— DATA —

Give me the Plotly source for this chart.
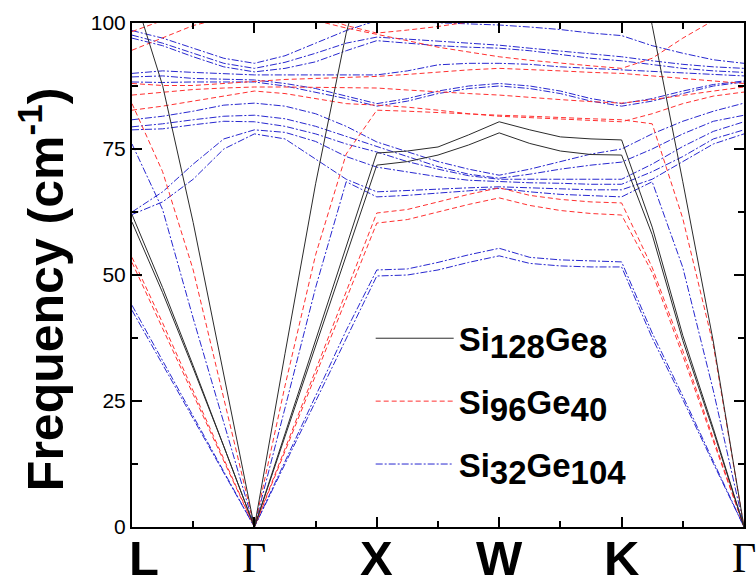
import numpy as np
import plotly.graph_objects as go

# High-symmetry points along the path
kpoints = ["L", "Γ", "X", "W", "K", "Γ"]
samples_per_segment = 4  # values read at quarter steps of each segment

# ---- Si128Ge8 (black, solid) ----
si128_ta1 = [60.5, 46.5, 31.5, 16, 0, 18, 36, 54, 71.8, 72.5, 73.8, 75.8, 78.2, 76.1, 74.6, 73.9, 73.8, 58, 37, 19, 0]
si128_ta2 = [62, 47.5, 32, 16.2, 0, 18.5, 37, 55.5, 74.2, 74.6, 75.4, 77.8, 80.4, 78.8, 77.4, 77, 76.8, 59.5, 38, 19.5, 0]
si128_la = [107, 87.6, 60.4, 30.5, 0, 34.4, 68.1, 98, 120, 122, 124, 126, 128, 129, 130, 130, 130, 99.5, 68.5, 36.7, 0]

# ---- Si96Ge40 (red, dashed) ----
si96_ta1 = [53.5, 40.5, 27, 13.5, 0, 15.5, 31, 46.5, 62.3, 63, 64.5, 66, 67.3, 65.8, 65, 64.5, 64.3, 51.5, 35, 17.5, 0]
si96_ta2 = [52.5, 39.5, 26.3, 13.1, 0, 15, 30, 45, 60.3, 61, 62.5, 64, 65.3, 63.8, 62.8, 62.2, 61.9, 50.5, 34, 17, 0]
si96_la = [84, 70.5, 51, 25.5, 0, 28, 54, 74, 82.7, 82.5, 82.2, 82, 81.7, 81.5, 81.2, 81, 80.8, 80, 61.2, 36, 0]
si96_o1 = [98.3, 100.5, 102, 103, 104, 103, 101.5, 99.5, 98, 98.6, 99.3, 100.2, 101, 102, 103, 103, 103, 103, 103, 103, 103]
si96_o2 = [94.6, 97, 99.5, 101, 102, 101.5, 100.5, 99, 97.8, 96.5, 95.2, 94.2, 93.3, 92.6, 92, 91.5, 91, 93, 97, 100.5, 103]
si96_o3 = [88, 87.6, 87.6, 88, 88.5, 88.8, 89, 89.2, 89.4, 89.8, 90.3, 90.7, 91, 90.8, 90.5, 90.2, 90, 89.5, 89, 88.5, 88]
si96_o4 = [85.7, 86.2, 86.8, 87.1, 87.3, 87.3, 87.2, 87.1, 87.1, 86.7, 86.3, 86, 85.7, 85.2, 84.8, 84.4, 84.1, 84.8, 85.7, 86.5, 87.3]
si96_o5 = [82.7, 83.5, 84.5, 85.5, 86.5, 86, 85, 84, 83.7, 83.3, 82.7, 82, 81.5, 81.2, 80.9, 80.6, 80.4, 82, 84, 85.5, 86.3]

# ---- Si32Ge104 (blue, dash-dot) ----
si32_ta1 = [44, 33, 22, 11, 0, 13, 26, 39, 51, 51.2, 52.5, 54, 55.3, 53.5, 53, 52.8, 52.6, 38.5, 26, 13, 0]
si32_ta2 = [43, 32.3, 21.5, 10.8, 0, 12.5, 25, 37.5, 49.8, 50, 51, 52.5, 53.8, 52.3, 51.8, 51.6, 51.6, 37.5, 25.3, 12.6, 0]
si32_la = [76, 63, 41.4, 20.5, 0, 23.6, 47.5, 68.5, 65.5, 65.8, 66.2, 66.7, 67.2, 66.5, 66, 65.7, 65.5, 68.5, 51.5, 27, 0]
si32_o1 = [98.5, 97, 95, 93, 92, 93.5, 96, 98.5, 100.5, 100.3, 100, 99.8, 99.6, 99.2, 98.7, 98, 97.5, 95.5, 94, 92.7, 92]
si32_o2 = [97.6, 96, 94, 92, 91, 92.2, 94, 96, 97.2, 96.8, 96.3, 96, 95.6, 95, 94.4, 93.8, 93.3, 92.5, 91.8, 91.3, 91]
si32_o3 = [97, 95.5, 93.3, 91.3, 90.3, 91, 92.3, 94.5, 96.5, 96, 95.5, 95.2, 95, 94.5, 93.8, 93, 92.5, 91.8, 91, 90.5, 90.2]
si32_o4 = [90, 90.5, 90.2, 89.9, 89.7, 89.7, 89.7, 89.7, 89.7, 90.5, 91.7, 92, 92, 91.8, 91.3, 91, 90.7, 90.3, 90, 89.7, 89.5]
si32_o5 = [89.3, 89.5, 89, 88.8, 88.7, 88, 87, 85.5, 84, 85, 86.5, 87.5, 88, 87.5, 86.5, 85, 84, 85, 86.5, 87.8, 88.5]
si32_o6 = [88.3, 88.2, 88.3, 88.3, 88.3, 87.5, 86.3, 85, 83.5, 84.5, 86, 87, 87.5, 87, 86, 84.5, 83.5, 84.5, 86, 87.5, 88.3]
si32_o7 = [80.8, 81.5, 82.5, 83.7, 84.1, 83.5, 82, 79.5, 76.4, 74.5, 72.5, 71, 69.8, 71, 72.5, 74, 75, 78, 80.5, 82.5, 84.1]
si32_o8 = [79.4, 80, 80.8, 81.5, 81.7, 81, 79.5, 77.5, 75.4, 73.5, 71.5, 70, 69.2, 70, 71, 71.8, 72.4, 75, 78, 80.5, 81.7]
si32_o9 = [78.8, 79, 79.8, 80.5, 80.4, 79.5, 78, 76, 74.4, 72.5, 71, 69.7, 69, 69, 69, 69, 69, 72, 75.5, 78.5, 80.4]
si32_o10 = [62.5, 66.5, 72, 77, 78.8, 78.3, 76.5, 73.5, 71.4, 70.5, 69.5, 68.8, 68.5, 68.3, 68.2, 68, 68, 70.5, 73.5, 77, 78.8]
si32_o11 = [62, 64.5, 69, 75, 78, 77, 73, 69, 66.5, 66.8, 67, 67.3, 67.5, 67.3, 67, 66.9, 66.9, 69, 72.5, 76, 78]

# legend names: (element, count) pairs
compositions = [[("Si", "128"), ("Ge", "8")],
                [("Si", "96"), ("Ge", "40")],
                [("Si", "32"), ("Ge", "104")]]
band_sets = [
    [si128_ta1, si128_ta2, si128_la],
    [si96_o5, si96_o4, si96_o3, si96_o2, si96_o1, si96_la, si96_ta2, si96_ta1],
    [si32_o11, si32_o10, si32_o9, si32_o8, si32_o7, si32_o6, si32_o5,
     si32_o4, si32_o3, si32_o2, si32_o1, si32_la, si32_ta2, si32_ta1],
]
styles = [
    dict(color="#2b2b2b", width=1, dash="solid"),
    dict(color="#ff3030", width=1, dash="5px,3px"),
    dict(color="#2828d0", width=1, dash="7px,2px,2px,2px"),
]

LEG_SIZE = 33


def formula(parts):
    return "".join(f"{el}<sub><span style='font-size:{LEG_SIZE}px'>{n}</span></sub>" for el, n in parts)


nseg = len(kpoints) - 1
q = np.linspace(0, nseg, nseg * samples_per_segment + 1)

fig = go.Figure()
items = list(enumerate(zip(compositions, band_sets, styles)))
# draw blue first, then red, then black on top; legend keeps the listed order
for rank, (parts, bands, st) in reversed(items):
    name = formula(parts)
    for i, band in enumerate(bands):
        fig.add_trace(go.Scatter(
            x=q, y=band, mode="lines", line=st, name=name,
            legendgroup=name, legendrank=rank + 1,
            showlegend=(i == len(bands) - 1),
            hoverinfo="skip",
        ))

axis_common = dict(
    showline=True, linecolor="black", linewidth=2, mirror="allticks",
    ticks="inside", ticklen=10, tickwidth=2, tickcolor="black",
    showgrid=False, zeroline=False,
)
fig.update_xaxes(
    range=[0, nseg], tickvals=list(range(len(kpoints))), showticklabels=False,
    minor=dict(tickvals=[i + 0.5 for i in range(nseg)], ticks="inside", ticklen=6,
               tickwidth=2, tickcolor="black", showgrid=False),
    **axis_common,
)
fig.update_yaxes(
    range=[0, 100], tickvals=[0, 25, 50, 75, 100],
    tickfont=dict(family="Liberation Sans, Arial", size=21, color="black"),
    minor=dict(tickvals=[12.5, 37.5, 62.5, 87.5], ticks="inside", ticklen=6,
               tickwidth=2, tickcolor="black", showgrid=False),
    **axis_common,
)

annotations = []
for i, lab in enumerate(kpoints):
    greek = lab == "Γ"
    annotations.append(dict(
        x=i, y=0, xref="x", yref="paper", text=lab, showarrow=False,
        xanchor="left" if i == 0 else "center", xshift=-5 if i == 0 else 0,
        yanchor="top", yshift=-2 if not greek else -6,
        font=dict(family="Liberation Serif, Times New Roman" if greek else "Liberation Sans, Arial",
                  size=42 if greek else 49, color="black",
                  weight="normal" if greek else "bold"),
    ))
annotations.append(dict(
    x=-0.147, y=0.47, xref="paper", yref="paper", showarrow=False,
    text="Frequency (cm<sup>-1</sup>)", textangle=-90,
    xanchor="center", yanchor="middle",
    font=dict(family="Liberation Sans, Arial", size=50, color="black", weight="bold"),
))

fig.update_layout(
    width=756, height=582,
    margin=dict(l=132, r=10, t=23, b=55),
    paper_bgcolor="white", plot_bgcolor="white",
    annotations=annotations,
    legend=dict(
        x=0.39, y=0.43, xanchor="left", yanchor="top",
        bgcolor="rgba(255,255,255,0)", itemwidth=78, tracegroupgap=17,
        font=dict(family="Liberation Sans, Arial", size=LEG_SIZE, color="black", weight="bold"),
        traceorder="grouped",
    ),
)

fig.write_html("out.html")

— WRITTEN REQUEST —
Pictures excluded, repeat exactly the lines from the top of the material through the line with "84, 85.5, 86.3]", including both of those lines.

— FULL OUTPUT —
Give me the Plotly source for this chart.
import numpy as np
import plotly.graph_objects as go

# High-symmetry points along the path
kpoints = ["L", "Γ", "X", "W", "K", "Γ"]
samples_per_segment = 4  # values read at quarter steps of each segment

# ---- Si128Ge8 (black, solid) ----
si128_ta1 = [60.5, 46.5, 31.5, 16, 0, 18, 36, 54, 71.8, 72.5, 73.8, 75.8, 78.2, 76.1, 74.6, 73.9, 73.8, 58, 37, 19, 0]
si128_ta2 = [62, 47.5, 32, 16.2, 0, 18.5, 37, 55.5, 74.2, 74.6, 75.4, 77.8, 80.4, 78.8, 77.4, 77, 76.8, 59.5, 38, 19.5, 0]
si128_la = [107, 87.6, 60.4, 30.5, 0, 34.4, 68.1, 98, 120, 122, 124, 126, 128, 129, 130, 130, 130, 99.5, 68.5, 36.7, 0]

# ---- Si96Ge40 (red, dashed) ----
si96_ta1 = [53.5, 40.5, 27, 13.5, 0, 15.5, 31, 46.5, 62.3, 63, 64.5, 66, 67.3, 65.8, 65, 64.5, 64.3, 51.5, 35, 17.5, 0]
si96_ta2 = [52.5, 39.5, 26.3, 13.1, 0, 15, 30, 45, 60.3, 61, 62.5, 64, 65.3, 63.8, 62.8, 62.2, 61.9, 50.5, 34, 17, 0]
si96_la = [84, 70.5, 51, 25.5, 0, 28, 54, 74, 82.7, 82.5, 82.2, 82, 81.7, 81.5, 81.2, 81, 80.8, 80, 61.2, 36, 0]
si96_o1 = [98.3, 100.5, 102, 103, 104, 103, 101.5, 99.5, 98, 98.6, 99.3, 100.2, 101, 102, 103, 103, 103, 103, 103, 103, 103]
si96_o2 = [94.6, 97, 99.5, 101, 102, 101.5, 100.5, 99, 97.8, 96.5, 95.2, 94.2, 93.3, 92.6, 92, 91.5, 91, 93, 97, 100.5, 103]
si96_o3 = [88, 87.6, 87.6, 88, 88.5, 88.8, 89, 89.2, 89.4, 89.8, 90.3, 90.7, 91, 90.8, 90.5, 90.2, 90, 89.5, 89, 88.5, 88]
si96_o4 = [85.7, 86.2, 86.8, 87.1, 87.3, 87.3, 87.2, 87.1, 87.1, 86.7, 86.3, 86, 85.7, 85.2, 84.8, 84.4, 84.1, 84.8, 85.7, 86.5, 87.3]
si96_o5 = [82.7, 83.5, 84.5, 85.5, 86.5, 86, 85, 84, 83.7, 83.3, 82.7, 82, 81.5, 81.2, 80.9, 80.6, 80.4, 82, 84, 85.5, 86.3]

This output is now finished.